July 20, 2019

Compare coverage for AFL++ QEMU

Recently, my AFL QEMU instrumentation based on QEMU 3.1 and TCG chaining was merged in the AFLplusplus project and I accepted to become a contributor and maintainer together with van Hauser and hexcoder.

AFLplusplus is the son of the American Fuzzy Lop fuzzer and was created initially to incorporate all the best features developed in the years for the fuzzers in the AFL family and not merged in AFL cause it is not updated since November 2017.

All the best features are there, you can check the full list in the PATCHES file.

Introduction

AFL is a battle-tested fuzzer but it can get easily stuck with hard comparison, as described here.

In a program like the following the probabilities to trigger the bug are less than the probability that our universe is ruled by Ralph Wiggum.

if (input == 0xabad1dea) {
  /* terribly buggy code */
} else {
  /* secure code */
}

The laf-intel LLVM pass was introduced to address this problem splitting the comparison into many branches, assuming that the fuzzer can easily bypass a comparison of one byte.

if (input >> 24 == 0xab){
  if ((input & 0xff0000) >> 16 == 0xad) {
    if ((input & 0xff00) >> 8 == 0x1d) {
      if ((input & 0xff) == 0xea) {
        /* terrible code */
        goto end;
      }
    }
  }
}

/* good code */

end:

A similar approach was developed by j00ru for Project Zero in his CompareCoverage LLVM pass not splitting the branches this time but instrumenting at a sub-instruction level as described here.
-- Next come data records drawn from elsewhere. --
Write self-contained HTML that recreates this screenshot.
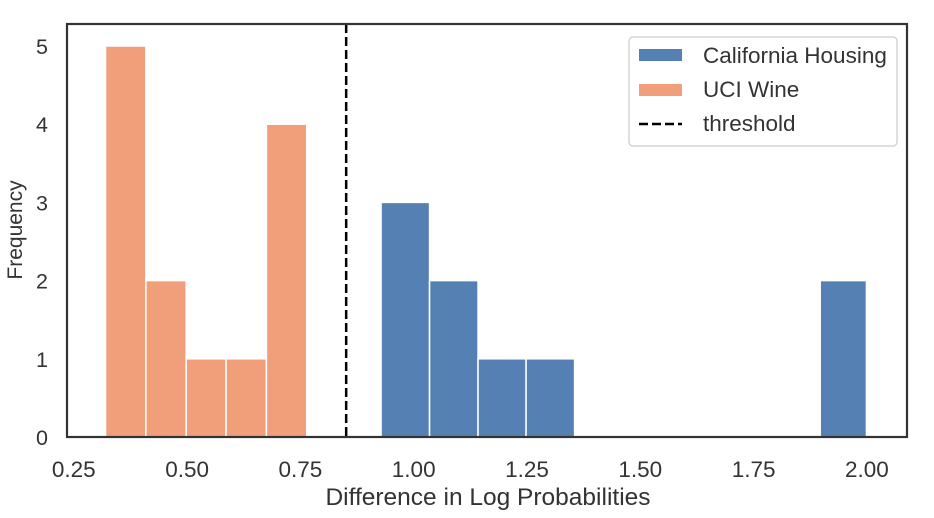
<!DOCTYPE html>
<html><head><meta charset="utf-8"><style>
body{margin:0;background:#fff;}
svg{display:block;font-family:"Liberation Sans",Arial,sans-serif;}
</style></head><body>
<svg id="chart" width="934" height="518">
<rect x="0" y="0" width="934" height="518" fill="#fff"/>
<g id="bars"></g>
<line id="thr" stroke="#000" stroke-width="2.5" stroke-dasharray="9,4"/>
<rect x="67" y="24" width="840" height="413" fill="none" stroke="#333" stroke-width="2.2"/>
<g id="xt"></g>
<g id="yt"></g>
<text x="488" y="505" text-anchor="middle" font-size="24.5" fill="#333">Difference in Log Probabilities</text>
<text transform="translate(22,230) rotate(-90)" text-anchor="middle" font-size="21" fill="#333">Frequency</text>
<g>
<rect x="629" y="37" width="268" height="109" rx="4" fill="#fff" stroke="#ccc" stroke-width="1.2"/>
<g>
<rect x="639" y="49" width="43" height="12" fill="#5580b4"/>
<text x="703" y="63" font-size="22.5" fill="#333">California Housing</text></g>
<g>
<rect x="639" y="84" width="43" height="12" fill="#f19f7a"/>
<text x="703" y="97" font-size="22.5" fill="#333">UCI Wine</text></g>
<g>
<line x1="639" y1="124" x2="682" y2="124" stroke="#000" stroke-width="2.5" stroke-dasharray="9,4"/>
<text x="703" y="131" font-size="22.5" fill="#333">threshold</text></g>
</g>
</svg>
<script>
const wineEdges=[0.320,0.409,0.498,0.586,0.675,0.764];
const wineCounts=[5,2,1,1,4];
const caliEdges=[0.928,1.035,1.142,1.248,1.355,1.462,1.569,1.676,1.782,1.897,1.999];
const caliCounts=[3,2,1,1,0,0,0,0,0,2];
const threshold=0.851;
const xTicks=[0.25,0.5,0.75,1.0,1.25,1.5,1.75,2.0];
const xTickLabels=["0.25","0.50","0.75","1.00","1.25","1.50","1.75","2.00"];
const yTicks=[0,1,2,3,4,5];
const yTickLabels=["0","1","2","3","4","5"];
const NS="http://www.w3.org/2000/svg";
function x(v){return 73.8+(v-0.25)*453.2;}
function y(v){return 437-v*78.2;}
const bars=document.getElementById('bars');
function drawHist(edges,counts,color,name){
  counts.forEach((c,i)=>{
    if(c<=0)return;
    const r=document.createElementNS(NS,'rect');
    
    
    r.setAttribute('x',x(edges[i]));
    r.setAttribute('width',x(edges[i+1])-x(edges[i]));
    r.setAttribute('y',y(c));
    r.setAttribute('height',y(0)-y(c));
    r.setAttribute('fill',color);
    r.setAttribute('stroke','#fff');
    r.setAttribute('stroke-width','1.5');
    bars.appendChild(r);
  });
}
drawHist(caliEdges,caliCounts,'#5580b4','california');
drawHist(wineEdges,wineCounts,'#f19f7a','wine');
const t=document.getElementById('thr');
t.setAttribute('x1',x(threshold));t.setAttribute('x2',x(threshold));
t.setAttribute('y1',24);t.setAttribute('y2',437);
const xt=document.getElementById('xt');
xTicks.forEach((v,i)=>{
  const e=document.createElementNS(NS,'text');
  
  
  e.setAttribute('x',x(v));e.setAttribute('y',477);
  e.setAttribute('text-anchor','middle');e.setAttribute('font-size','22.5');e.setAttribute('fill','#333');
  e.textContent=xTickLabels[i];xt.appendChild(e);
});
const yt=document.getElementById('yt');
yTicks.forEach((v,i)=>{
  const e=document.createElementNS(NS,'text');
  
  
  e.setAttribute('x',48);e.setAttribute('y',y(v)+8);
  e.setAttribute('text-anchor','end');e.setAttribute('font-size','21.5');e.setAttribute('fill','#333');
  e.textContent=yTickLabels[i];yt.appendChild(e);
});
</script>
</body></html>
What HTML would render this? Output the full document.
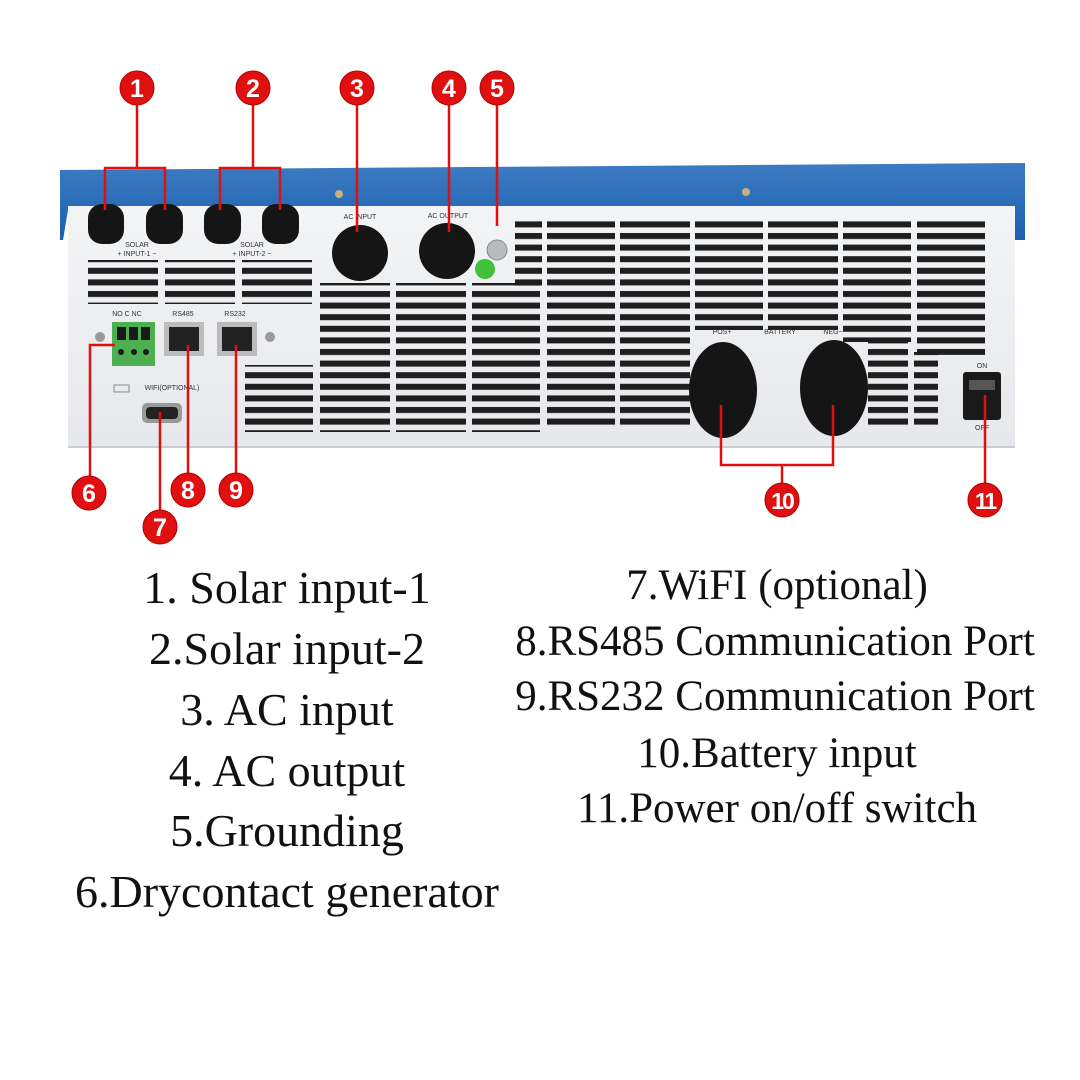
<!DOCTYPE html>
<html><head><meta charset="utf-8"><style>
html,body{margin:0;padding:0;background:#fff;}
svg{display:block;}
</style></head><body>
<svg width="1080" height="1080" viewBox="0 0 1080 1080" xmlns="http://www.w3.org/2000/svg">
<defs>
<pattern id="v" patternUnits="userSpaceOnUse" x="0" y="0" width="1080" height="11.6">
<rect x="0" y="1" width="1080" height="6" fill="#1e1e1e"/>
</pattern>
<linearGradient id="pg" x1="0" y1="0" x2="0" y2="1">
<stop offset="0" stop-color="#f3f4f6"/><stop offset="1" stop-color="#e6e8eb"/>
</linearGradient>
<linearGradient id="bg" x1="0" y1="0" x2="0" y2="1">
<stop offset="0" stop-color="#3d7cc4"/><stop offset="1" stop-color="#1c5fae"/>
</linearGradient>
</defs>
<rect width="1080" height="1080" fill="#fff"/>
<polygon points="60,170 1025,163 1025,240 1005,240 1005,207 68,210 63,240 60,240" fill="url(#bg)"/>
<rect x="68" y="206" width="947" height="241" fill="url(#pg)"/>
<line x1="68" y1="447" x2="1015" y2="447" stroke="#c9ccd0" stroke-width="2"/>
<circle cx="339" cy="194" r="4" fill="#c8b080"/>
<circle cx="746" cy="192" r="4" fill="#c8b080"/>
<g fill="url(#v)">
<rect x="88" y="260" width="70" height="44"/>
<rect x="165" y="260" width="70" height="44"/>
<rect x="242" y="260" width="70" height="44"/>
<rect x="245" y="365" width="68" height="67"/>
<rect x="320" y="283" width="70" height="149"/>
<rect x="396" y="283" width="70" height="149"/>
<rect x="472" y="283" width="68" height="149"/>
<rect x="515" y="220" width="27" height="70"/>
<rect x="547" y="220" width="68" height="210"/>
<rect x="620" y="220" width="70" height="210"/>
<rect x="695" y="220" width="68" height="110"/>
<rect x="768" y="220" width="70" height="110"/>
<rect x="843" y="220" width="68" height="122"/>
<rect x="917" y="220" width="68" height="135"/>
<rect x="868" y="340" width="40" height="90"/>
<rect x="914" y="352" width="24" height="78"/>
</g>
<g fill="#151515">
<rect x="88" y="204" width="36" height="40" rx="14"/>
<rect x="146" y="204" width="37" height="40" rx="14"/>
<rect x="204" y="204" width="37" height="40" rx="14"/>
<rect x="262" y="204" width="37" height="40" rx="14"/>
</g>
<g font-family="Liberation Sans, sans-serif" font-size="7" fill="#333" text-anchor="middle">
<text x="137" y="247">SOLAR</text><text x="137" y="256">+  INPUT-1  −</text>
<text x="252" y="247">SOLAR</text><text x="252" y="256">+  INPUT-2  −</text>
<text x="360" y="219">AC INPUT</text><text x="448" y="218">AC OUTPUT</text>
<text x="127" y="316">NO C NC</text><text x="183" y="316">RS485</text><text x="235" y="316">RS232</text>
<text x="172" y="390">WIFI(OPTIONAL)</text>
<text x="722" y="334">POS+</text><text x="780" y="334">BATTERY</text><text x="833" y="334">NEG−</text>
<text x="982" y="368">ON</text><text x="982" y="430">OFF</text>
</g>
<circle cx="360" cy="253" r="28" fill="#151515"/>
<circle cx="447" cy="251" r="28" fill="#151515"/>
<circle cx="497" cy="250" r="10" fill="#b8bcc0" stroke="#888"/>
<circle cx="485" cy="269" r="10" fill="#3fc23a"/>
<circle cx="100" cy="337" r="5" fill="#999"/>
<rect x="112" y="322" width="43" height="44" fill="#4caf50"/>
<g fill="#1a1a1a"><rect x="117" y="327" width="9" height="13"/><rect x="129" y="327" width="9" height="13"/><rect x="141" y="327" width="9" height="13"/>
<circle cx="121" cy="352" r="3"/><circle cx="134" cy="352" r="3"/><circle cx="146" cy="352" r="3"/></g>
<rect x="164" y="322" width="40" height="34" fill="#bbb"/><rect x="169" y="327" width="30" height="24" fill="#222"/>
<rect x="217" y="322" width="40" height="34" fill="#bbb"/><rect x="222" y="327" width="30" height="24" fill="#222"/>
<circle cx="270" cy="337" r="5" fill="#999"/>
<rect x="114" y="385" width="15" height="7" fill="none" stroke="#888"/>
<rect x="142" y="403" width="40" height="20" rx="5" fill="#999"/><rect x="146" y="407" width="32" height="12" rx="4" fill="#222"/>
<ellipse cx="723" cy="390" rx="34" ry="48" fill="#151515"/>
<ellipse cx="834" cy="388" rx="34" ry="48" fill="#151515"/>
<rect x="963" y="372" width="38" height="48" rx="3" fill="#1a1a1a"/>
<rect x="969" y="380" width="26" height="10" fill="#555"/>
<g stroke="#e01010" stroke-width="2.5" fill="none">
<polyline points="137,88 137,168"/><polyline points="105,210 105,168 165,168 165,210"/>
<polyline points="253,88 253,168"/><polyline points="220,210 220,168 280,168 280,210"/>
<polyline points="357,88 357,232"/>
<polyline points="449,88 449,232"/>
<polyline points="497,88 497,226"/>
<polyline points="90,493 90,345 115,345"/>
<polyline points="160,527 160,412"/>
<polyline points="188,490 188,345"/>
<polyline points="236,490 236,345"/>
<polyline points="782,500 782,465"/><polyline points="721,405 721,465 833,465 833,405"/>
<polyline points="985,500 985,395"/>
</g>
<g fill="#e01010" stroke="#b00000" stroke-width="1">
<circle cx="137" cy="88" r="17"/><circle cx="253" cy="88" r="17"/><circle cx="357" cy="88" r="17"/>
<circle cx="449" cy="88" r="17"/><circle cx="497" cy="88" r="17"/><circle cx="89" cy="493" r="17"/>
<circle cx="160" cy="527" r="17"/><circle cx="188" cy="490" r="17"/><circle cx="236" cy="490" r="17"/>
<circle cx="782" cy="500" r="17"/><circle cx="985" cy="500" r="17"/>
</g>
<g font-family="Liberation Sans, sans-serif" font-weight="bold" font-size="25" fill="#fff" text-anchor="middle">
<text x="137" y="97">1</text><text x="253" y="97">2</text><text x="357" y="97">3</text>
<text x="449" y="97">4</text><text x="497" y="97">5</text><text x="89" y="502">6</text>
<text x="160" y="536">7</text><text x="188" y="499">8</text><text x="236" y="499">9</text>
<text x="782" y="509" font-size="23" letter-spacing="-2">10</text><text x="985" y="509" font-size="23" letter-spacing="-2">11</text>
</g>
<g font-family="Liberation Serif, serif" font-size="46" fill="#111" text-anchor="middle">
<text x="287" y="603">1. Solar input-1</text>
<text x="287" y="664">2.Solar input-2</text>
<text x="287" y="725">3. AC input</text>
<text x="287" y="786">4. AC output</text>
<text x="287" y="846">5.Grounding</text>
<text x="287" y="907">6.Drycontact generator</text>
</g>
<g font-family="Liberation Serif, serif" font-size="43" fill="#111" text-anchor="middle">
<text x="777" y="599">7.WiFI (optional)</text>
<text x="775" y="655">8.RS485 Communication Port</text>
<text x="775" y="710">9.RS232 Communication Port</text>
<text x="777" y="767">10.Battery input</text>
<text x="777" y="822">11.Power on/off switch</text>
</g>
</svg>
</body></html>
This approach was later implemented in a real fuzzer always by Google, honggfuzz but always at the source level.

AFLplusplus already support the laf-intel instrumentation in LLVM mode but when comes to fuzz binaries this issue is stronger than ever (almost for public fuzzers).

So, why not develop an almost equivalent technique for binary-only fuzzing? It’s time to use my QEMU TCG patching skillz.

AFLplusplus QEMU instrumentation

Before diving in QEMU CompareCoverage, let’s understand how I implemented the AFL instrumentation in QEMU 3.1.0 with TCG block chaining in a thread-safe way and why this was needed.

My teammate Andrea obtained an incredible speedup adding the code to update the coverage inside the generated IR and re-enabling block chaining in AFL-QEMU but at the cost of thread-safety.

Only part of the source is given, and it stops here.